Requirement -> Hunt for the word "script" across the entries below, copying each line that holds it.

Data shown ->
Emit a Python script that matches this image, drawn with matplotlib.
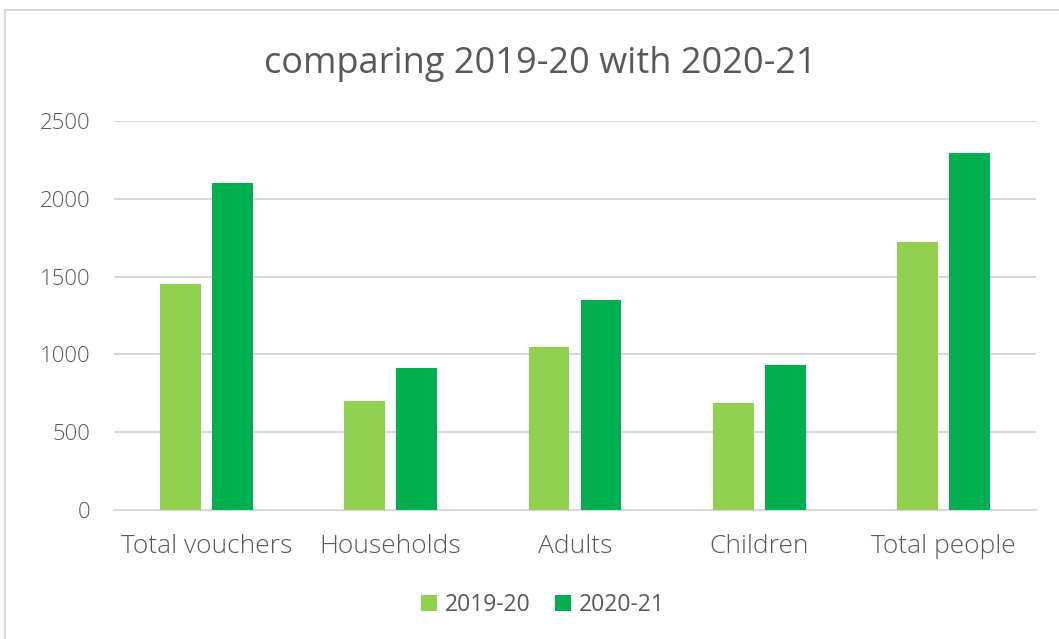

...

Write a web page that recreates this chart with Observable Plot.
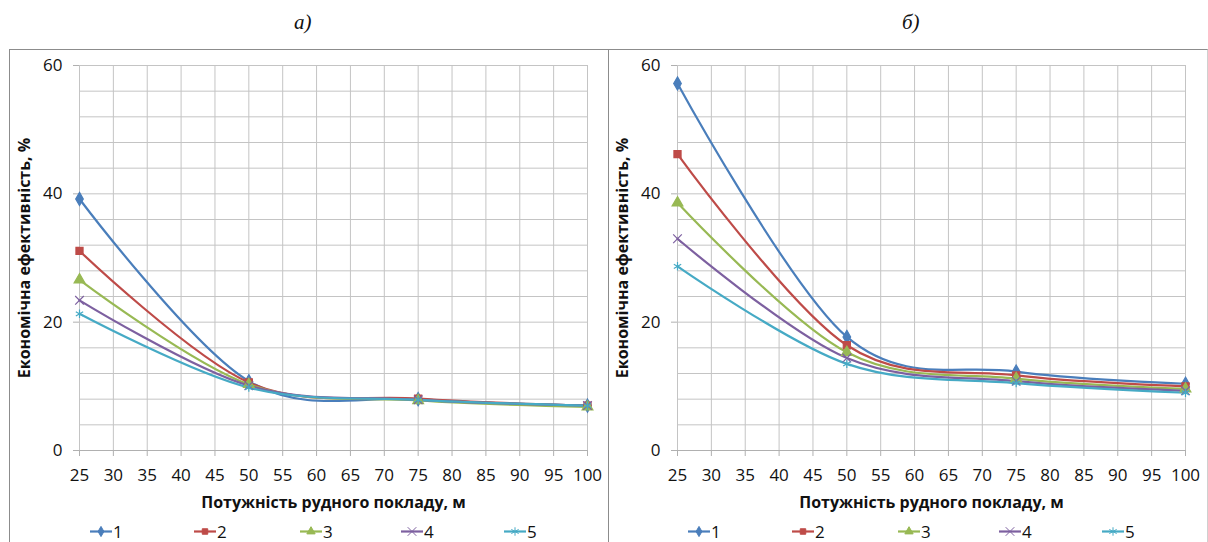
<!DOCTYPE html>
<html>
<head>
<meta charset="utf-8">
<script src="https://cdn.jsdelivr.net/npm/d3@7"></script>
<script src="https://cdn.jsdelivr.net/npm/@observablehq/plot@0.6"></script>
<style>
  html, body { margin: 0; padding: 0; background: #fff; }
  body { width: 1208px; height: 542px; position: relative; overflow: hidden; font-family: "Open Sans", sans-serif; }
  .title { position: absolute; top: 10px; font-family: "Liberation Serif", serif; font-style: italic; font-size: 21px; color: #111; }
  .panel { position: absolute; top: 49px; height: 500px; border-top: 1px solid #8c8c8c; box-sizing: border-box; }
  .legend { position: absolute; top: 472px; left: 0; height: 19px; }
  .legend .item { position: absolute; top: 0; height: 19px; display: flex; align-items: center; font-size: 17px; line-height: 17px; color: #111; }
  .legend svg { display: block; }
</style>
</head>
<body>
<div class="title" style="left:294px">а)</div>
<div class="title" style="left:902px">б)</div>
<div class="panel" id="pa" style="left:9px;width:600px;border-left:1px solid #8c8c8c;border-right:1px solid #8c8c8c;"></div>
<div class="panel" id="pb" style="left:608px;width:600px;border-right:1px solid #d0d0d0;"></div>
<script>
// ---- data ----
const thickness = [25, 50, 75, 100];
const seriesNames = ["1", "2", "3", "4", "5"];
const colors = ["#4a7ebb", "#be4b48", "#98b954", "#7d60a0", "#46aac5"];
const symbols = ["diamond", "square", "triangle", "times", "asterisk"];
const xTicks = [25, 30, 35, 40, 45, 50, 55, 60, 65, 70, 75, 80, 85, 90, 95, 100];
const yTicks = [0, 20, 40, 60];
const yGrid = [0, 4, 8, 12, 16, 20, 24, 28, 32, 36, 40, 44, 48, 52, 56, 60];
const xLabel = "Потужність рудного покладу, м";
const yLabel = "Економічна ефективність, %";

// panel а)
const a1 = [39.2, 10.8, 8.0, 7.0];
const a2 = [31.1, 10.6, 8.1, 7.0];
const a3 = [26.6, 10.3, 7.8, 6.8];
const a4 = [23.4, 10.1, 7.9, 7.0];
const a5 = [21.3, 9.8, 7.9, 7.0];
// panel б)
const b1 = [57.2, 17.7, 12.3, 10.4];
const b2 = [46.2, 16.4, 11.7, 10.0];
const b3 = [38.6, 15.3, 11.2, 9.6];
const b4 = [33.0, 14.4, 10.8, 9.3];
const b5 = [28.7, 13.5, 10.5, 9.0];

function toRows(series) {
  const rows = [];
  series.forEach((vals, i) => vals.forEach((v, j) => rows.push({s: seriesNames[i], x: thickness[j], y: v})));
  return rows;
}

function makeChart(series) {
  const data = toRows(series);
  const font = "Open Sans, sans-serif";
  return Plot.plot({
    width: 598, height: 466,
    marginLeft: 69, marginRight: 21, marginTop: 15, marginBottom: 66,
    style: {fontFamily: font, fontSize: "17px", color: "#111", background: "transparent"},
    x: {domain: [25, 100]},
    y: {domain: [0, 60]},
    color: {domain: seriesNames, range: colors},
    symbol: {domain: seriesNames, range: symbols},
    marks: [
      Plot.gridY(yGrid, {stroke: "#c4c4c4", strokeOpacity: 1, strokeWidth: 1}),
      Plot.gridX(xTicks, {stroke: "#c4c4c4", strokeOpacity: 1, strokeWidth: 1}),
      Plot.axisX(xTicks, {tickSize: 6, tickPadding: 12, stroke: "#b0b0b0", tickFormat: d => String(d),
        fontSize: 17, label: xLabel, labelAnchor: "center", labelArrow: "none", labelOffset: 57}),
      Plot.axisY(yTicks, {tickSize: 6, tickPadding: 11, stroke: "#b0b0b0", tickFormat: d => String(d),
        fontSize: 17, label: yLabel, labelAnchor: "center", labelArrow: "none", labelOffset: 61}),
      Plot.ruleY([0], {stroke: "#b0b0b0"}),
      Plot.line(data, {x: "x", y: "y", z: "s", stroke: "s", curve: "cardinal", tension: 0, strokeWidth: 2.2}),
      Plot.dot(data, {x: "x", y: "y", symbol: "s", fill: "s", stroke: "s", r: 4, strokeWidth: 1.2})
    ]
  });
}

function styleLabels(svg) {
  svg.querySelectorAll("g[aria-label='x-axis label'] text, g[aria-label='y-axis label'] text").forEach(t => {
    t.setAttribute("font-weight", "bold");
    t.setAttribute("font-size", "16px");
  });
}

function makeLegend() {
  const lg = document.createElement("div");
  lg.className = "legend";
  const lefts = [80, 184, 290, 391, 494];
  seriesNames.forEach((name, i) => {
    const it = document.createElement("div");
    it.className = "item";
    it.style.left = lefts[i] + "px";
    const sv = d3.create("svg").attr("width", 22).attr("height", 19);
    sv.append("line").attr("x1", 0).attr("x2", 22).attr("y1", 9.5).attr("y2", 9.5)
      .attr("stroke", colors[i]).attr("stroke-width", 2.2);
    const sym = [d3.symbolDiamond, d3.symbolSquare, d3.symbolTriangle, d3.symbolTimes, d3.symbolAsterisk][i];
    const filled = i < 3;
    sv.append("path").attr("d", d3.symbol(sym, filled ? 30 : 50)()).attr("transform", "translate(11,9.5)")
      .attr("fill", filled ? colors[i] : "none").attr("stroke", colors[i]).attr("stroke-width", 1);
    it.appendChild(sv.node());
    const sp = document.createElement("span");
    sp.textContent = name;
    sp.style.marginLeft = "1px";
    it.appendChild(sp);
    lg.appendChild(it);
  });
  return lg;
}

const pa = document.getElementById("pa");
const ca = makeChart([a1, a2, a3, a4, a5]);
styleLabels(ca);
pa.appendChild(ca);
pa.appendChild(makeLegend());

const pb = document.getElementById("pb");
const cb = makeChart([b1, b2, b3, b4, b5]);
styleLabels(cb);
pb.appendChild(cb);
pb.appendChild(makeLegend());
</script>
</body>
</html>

---

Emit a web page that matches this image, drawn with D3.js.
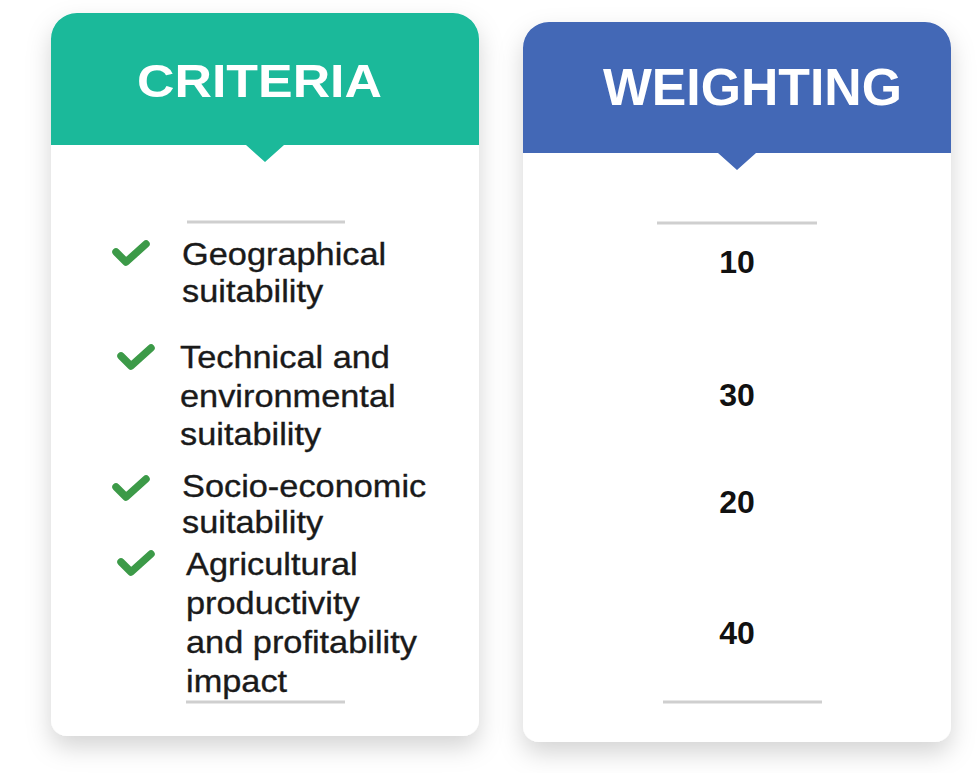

Task answer ->
Emit a Python script that matches this image, drawn with matplotlib.
<script src="https://cdn.jsdelivr.net/npm/d3@7"></script>
<script src="https://cdn.jsdelivr.net/npm/@observablehq/plot@0.6"></script>
<script>
</script>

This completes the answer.